Una vez que desaparece la amenaza, el equilibrio del organismo se restablece. “No obstante, no siempre los factores estresantes (que involucran a veces conflictos económicos, laborales y familiares) desaparecen por completo”, advierte la psicóloga. Al contrario, estos pueden continuar presentes por lo que la persona se siente atacada todo el tiempo”.

Al llegar a la adultez, la profesional señala que las inseguridades que priman (según el contexto social) refieren a la maternidad o a la paternidad.

“En la misma línea, los miedos giran en torno a no poder proveer a la familia de lo necesario para subsistir. No sólo desde lo económico, sino también respecto del tiempo compartido. Y aparecen miedos relacionados con el progreso o estancamiento profesional”, enumera.

Con el actual periodo de alerta sanitaria que vivimos a nivel mundial, a la lista de miedos se le suma la amenaza contra nuestra salud.

Cuando traspasamos esta trilogía, la vejez es la siguiente etapa, y la llegada de la muerte un dilema que pesa. “Al envejecer el tiempo toma otra dimensión. Se percibe finito, nos pesa de manera diferente y eso provoca sensaciones diferentes. Se percibe el miedo a la soledad, a padecer de problemas físicos y a la vida que vendrá después de la jubilación. Aparecen, por igual, el miedo a ser una carga o no ser útil”, acota Levy.

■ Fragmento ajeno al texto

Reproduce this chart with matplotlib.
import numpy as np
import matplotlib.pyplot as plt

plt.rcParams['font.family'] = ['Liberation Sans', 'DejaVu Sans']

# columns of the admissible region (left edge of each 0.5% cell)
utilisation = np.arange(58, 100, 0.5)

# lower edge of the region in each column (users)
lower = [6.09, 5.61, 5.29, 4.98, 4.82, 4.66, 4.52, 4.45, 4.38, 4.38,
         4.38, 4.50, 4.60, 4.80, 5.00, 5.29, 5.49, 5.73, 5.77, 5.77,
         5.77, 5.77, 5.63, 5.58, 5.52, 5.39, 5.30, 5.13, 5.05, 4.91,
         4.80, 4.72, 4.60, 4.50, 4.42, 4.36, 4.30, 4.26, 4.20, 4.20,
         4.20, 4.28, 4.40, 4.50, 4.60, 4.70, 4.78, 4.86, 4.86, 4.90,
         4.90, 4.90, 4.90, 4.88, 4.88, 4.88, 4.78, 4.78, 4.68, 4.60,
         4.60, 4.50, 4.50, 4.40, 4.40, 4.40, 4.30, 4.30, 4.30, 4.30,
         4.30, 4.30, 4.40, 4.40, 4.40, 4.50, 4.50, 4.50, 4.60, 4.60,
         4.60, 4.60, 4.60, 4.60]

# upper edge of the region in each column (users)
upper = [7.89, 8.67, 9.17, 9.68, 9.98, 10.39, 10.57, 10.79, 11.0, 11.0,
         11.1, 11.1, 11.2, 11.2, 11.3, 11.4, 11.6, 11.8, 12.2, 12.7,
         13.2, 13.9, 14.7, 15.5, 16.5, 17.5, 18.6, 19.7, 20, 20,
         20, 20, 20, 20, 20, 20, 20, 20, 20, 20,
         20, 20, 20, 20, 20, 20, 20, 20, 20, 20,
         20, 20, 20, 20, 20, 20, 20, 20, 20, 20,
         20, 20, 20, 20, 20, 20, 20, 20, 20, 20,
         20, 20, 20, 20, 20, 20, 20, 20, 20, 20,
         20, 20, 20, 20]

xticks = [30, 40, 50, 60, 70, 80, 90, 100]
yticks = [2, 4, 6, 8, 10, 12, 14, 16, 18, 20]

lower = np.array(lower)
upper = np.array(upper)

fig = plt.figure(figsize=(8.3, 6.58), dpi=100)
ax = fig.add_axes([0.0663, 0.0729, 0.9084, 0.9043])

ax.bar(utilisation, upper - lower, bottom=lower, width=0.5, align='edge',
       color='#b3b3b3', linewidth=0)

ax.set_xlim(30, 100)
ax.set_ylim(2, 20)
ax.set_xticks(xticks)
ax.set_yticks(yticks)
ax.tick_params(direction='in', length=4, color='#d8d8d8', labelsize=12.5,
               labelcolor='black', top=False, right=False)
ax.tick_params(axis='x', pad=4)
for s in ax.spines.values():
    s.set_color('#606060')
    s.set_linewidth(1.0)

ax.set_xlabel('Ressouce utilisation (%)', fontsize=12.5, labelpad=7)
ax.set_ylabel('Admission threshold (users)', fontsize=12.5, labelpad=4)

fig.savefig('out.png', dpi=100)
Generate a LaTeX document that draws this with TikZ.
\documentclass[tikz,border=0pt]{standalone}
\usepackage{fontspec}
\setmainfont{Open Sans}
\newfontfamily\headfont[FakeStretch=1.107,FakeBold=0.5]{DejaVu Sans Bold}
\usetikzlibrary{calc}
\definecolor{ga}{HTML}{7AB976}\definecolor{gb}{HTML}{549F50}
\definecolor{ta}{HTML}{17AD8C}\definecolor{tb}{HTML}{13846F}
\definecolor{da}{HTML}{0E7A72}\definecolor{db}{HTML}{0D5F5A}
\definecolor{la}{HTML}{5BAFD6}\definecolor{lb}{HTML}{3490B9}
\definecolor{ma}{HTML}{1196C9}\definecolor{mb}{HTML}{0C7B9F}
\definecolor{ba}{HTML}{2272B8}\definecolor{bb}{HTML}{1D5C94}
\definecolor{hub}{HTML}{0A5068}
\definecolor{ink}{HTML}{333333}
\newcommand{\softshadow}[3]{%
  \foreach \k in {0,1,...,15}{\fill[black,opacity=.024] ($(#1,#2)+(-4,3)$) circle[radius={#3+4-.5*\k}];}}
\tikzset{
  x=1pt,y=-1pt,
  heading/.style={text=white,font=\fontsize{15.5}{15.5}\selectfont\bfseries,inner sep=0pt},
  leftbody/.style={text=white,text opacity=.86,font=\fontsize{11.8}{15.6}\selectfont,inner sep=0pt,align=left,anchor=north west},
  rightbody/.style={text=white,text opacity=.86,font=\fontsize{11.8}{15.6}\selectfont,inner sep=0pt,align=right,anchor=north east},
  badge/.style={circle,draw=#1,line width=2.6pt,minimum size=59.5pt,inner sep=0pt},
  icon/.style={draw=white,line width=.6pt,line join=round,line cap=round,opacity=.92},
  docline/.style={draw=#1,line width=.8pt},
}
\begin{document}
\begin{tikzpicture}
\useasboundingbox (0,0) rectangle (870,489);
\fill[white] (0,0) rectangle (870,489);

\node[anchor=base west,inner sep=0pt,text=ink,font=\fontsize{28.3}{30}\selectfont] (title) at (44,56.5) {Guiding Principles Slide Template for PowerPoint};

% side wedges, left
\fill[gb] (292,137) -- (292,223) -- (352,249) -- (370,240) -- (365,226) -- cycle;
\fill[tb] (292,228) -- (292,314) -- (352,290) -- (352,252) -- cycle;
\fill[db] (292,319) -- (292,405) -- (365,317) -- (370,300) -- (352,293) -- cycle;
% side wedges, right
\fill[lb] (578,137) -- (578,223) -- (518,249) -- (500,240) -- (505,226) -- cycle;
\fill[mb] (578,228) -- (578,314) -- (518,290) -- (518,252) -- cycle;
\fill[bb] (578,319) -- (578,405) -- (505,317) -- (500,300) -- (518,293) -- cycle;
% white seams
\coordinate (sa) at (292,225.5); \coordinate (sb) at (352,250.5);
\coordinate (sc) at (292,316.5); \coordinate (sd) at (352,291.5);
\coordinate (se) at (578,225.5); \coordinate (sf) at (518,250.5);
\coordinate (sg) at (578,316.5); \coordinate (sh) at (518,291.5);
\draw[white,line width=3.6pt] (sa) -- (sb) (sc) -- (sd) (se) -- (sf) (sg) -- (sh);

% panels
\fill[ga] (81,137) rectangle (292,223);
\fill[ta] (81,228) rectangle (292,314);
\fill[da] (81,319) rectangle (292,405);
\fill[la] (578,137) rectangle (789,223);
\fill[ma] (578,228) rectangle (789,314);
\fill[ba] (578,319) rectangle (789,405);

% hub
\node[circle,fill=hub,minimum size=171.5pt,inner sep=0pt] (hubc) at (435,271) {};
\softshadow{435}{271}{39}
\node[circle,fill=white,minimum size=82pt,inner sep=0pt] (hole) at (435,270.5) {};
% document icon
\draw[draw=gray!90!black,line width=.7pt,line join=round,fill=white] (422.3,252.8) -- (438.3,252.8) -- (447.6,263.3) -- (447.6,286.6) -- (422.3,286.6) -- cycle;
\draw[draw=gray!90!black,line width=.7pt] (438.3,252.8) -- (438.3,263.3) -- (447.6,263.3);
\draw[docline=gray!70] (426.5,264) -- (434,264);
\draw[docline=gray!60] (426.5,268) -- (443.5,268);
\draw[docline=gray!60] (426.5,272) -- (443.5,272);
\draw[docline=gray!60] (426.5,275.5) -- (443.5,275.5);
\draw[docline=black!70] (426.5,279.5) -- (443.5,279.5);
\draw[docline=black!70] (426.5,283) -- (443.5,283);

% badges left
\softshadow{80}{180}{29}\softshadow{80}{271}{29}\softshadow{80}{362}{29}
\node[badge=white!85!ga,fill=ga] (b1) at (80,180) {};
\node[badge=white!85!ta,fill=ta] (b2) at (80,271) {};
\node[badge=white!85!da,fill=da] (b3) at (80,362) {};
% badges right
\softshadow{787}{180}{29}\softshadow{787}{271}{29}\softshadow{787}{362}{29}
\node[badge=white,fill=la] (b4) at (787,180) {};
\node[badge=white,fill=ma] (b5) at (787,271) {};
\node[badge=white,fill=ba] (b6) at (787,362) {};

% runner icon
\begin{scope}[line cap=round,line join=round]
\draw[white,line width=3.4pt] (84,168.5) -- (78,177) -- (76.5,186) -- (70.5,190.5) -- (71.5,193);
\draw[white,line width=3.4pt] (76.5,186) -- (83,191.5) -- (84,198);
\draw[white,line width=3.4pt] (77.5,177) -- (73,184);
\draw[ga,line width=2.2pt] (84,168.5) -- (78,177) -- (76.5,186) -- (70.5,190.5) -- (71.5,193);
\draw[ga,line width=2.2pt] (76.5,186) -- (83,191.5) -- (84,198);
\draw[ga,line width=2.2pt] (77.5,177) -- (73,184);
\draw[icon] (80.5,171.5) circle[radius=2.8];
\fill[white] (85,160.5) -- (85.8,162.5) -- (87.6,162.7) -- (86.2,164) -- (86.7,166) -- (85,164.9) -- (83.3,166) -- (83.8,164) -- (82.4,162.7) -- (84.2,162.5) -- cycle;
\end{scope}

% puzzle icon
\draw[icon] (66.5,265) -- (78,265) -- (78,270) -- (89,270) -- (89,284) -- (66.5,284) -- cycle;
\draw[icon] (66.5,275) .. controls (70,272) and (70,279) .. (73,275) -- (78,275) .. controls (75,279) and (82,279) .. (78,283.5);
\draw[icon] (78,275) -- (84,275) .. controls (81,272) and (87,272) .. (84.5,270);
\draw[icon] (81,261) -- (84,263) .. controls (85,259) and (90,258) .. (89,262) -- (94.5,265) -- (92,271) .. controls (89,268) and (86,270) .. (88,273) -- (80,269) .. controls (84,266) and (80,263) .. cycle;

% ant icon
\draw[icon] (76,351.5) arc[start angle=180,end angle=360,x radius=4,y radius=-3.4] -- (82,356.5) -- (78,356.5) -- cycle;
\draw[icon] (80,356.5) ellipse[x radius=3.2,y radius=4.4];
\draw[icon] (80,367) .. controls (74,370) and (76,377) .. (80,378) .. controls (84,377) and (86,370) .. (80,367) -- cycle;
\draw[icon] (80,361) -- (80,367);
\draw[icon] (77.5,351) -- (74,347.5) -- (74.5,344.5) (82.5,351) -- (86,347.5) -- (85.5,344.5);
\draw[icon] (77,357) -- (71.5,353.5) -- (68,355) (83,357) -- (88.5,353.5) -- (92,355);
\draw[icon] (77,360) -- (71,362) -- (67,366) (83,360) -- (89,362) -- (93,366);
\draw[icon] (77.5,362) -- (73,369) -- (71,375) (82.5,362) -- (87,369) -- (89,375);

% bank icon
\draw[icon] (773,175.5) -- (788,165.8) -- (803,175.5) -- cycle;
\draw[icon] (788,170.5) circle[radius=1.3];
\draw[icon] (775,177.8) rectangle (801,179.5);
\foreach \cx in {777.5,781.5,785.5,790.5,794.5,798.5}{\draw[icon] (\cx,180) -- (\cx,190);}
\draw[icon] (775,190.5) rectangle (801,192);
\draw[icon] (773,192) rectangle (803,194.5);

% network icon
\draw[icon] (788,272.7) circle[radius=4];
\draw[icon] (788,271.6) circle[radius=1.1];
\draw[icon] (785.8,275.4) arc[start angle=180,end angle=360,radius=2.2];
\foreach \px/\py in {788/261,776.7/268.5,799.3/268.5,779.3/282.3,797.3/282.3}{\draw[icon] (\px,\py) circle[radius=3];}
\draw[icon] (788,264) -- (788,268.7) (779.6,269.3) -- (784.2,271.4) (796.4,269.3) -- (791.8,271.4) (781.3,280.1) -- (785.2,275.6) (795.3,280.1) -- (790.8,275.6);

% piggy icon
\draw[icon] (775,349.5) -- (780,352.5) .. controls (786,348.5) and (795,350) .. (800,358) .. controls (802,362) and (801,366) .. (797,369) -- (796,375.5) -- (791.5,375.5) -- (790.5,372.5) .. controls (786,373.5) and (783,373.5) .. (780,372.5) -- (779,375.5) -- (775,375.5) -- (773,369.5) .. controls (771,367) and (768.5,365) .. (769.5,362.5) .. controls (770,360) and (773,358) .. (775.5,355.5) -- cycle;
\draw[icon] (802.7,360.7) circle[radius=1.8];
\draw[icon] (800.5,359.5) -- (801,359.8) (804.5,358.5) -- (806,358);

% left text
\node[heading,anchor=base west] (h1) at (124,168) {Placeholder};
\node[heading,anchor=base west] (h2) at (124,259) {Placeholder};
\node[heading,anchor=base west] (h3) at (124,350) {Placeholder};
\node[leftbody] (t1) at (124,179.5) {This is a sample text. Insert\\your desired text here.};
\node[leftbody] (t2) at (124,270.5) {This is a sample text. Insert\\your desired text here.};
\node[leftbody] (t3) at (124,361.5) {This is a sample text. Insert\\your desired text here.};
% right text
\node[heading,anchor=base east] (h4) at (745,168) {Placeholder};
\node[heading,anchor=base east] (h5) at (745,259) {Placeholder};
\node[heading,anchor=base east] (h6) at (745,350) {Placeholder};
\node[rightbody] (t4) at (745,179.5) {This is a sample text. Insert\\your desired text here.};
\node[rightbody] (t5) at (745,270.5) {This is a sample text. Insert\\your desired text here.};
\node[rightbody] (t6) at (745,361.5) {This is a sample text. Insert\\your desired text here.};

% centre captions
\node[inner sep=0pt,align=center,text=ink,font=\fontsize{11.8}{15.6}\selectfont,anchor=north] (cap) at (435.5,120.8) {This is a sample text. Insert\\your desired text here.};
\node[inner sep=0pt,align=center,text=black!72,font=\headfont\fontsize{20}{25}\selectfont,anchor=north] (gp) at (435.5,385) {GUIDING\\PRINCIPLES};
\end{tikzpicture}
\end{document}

Infancia: los miedos que predominan son...

- De 0 a 6 meses: a los ruidos fuertes y la sensación de pérdida del equilibrio o caídas.

- De 7 a 12 meses: prima el miedo al abandono o la angustia por la separación (por ejemplo, de la madre). Sumado a la presencia de caras desconocidas.

- De 1 a 2 años: se intensifica el miedo al abandono y a los extraños. También puede surgir el miedo a los animales grandes.

- De 2 a 4 años: se siente rechazo a la oscuridad y las cosas que no se pueden explicar de forma fácil (cómo los monstruos). Puede producirse miedo a los cambios bruscos como mudanzas.

- De 4 a 6 años: puede sumarse la inseguridad frente a heridas corporales y el temor a estar solos. Además puede existir miedo a las películas de terror.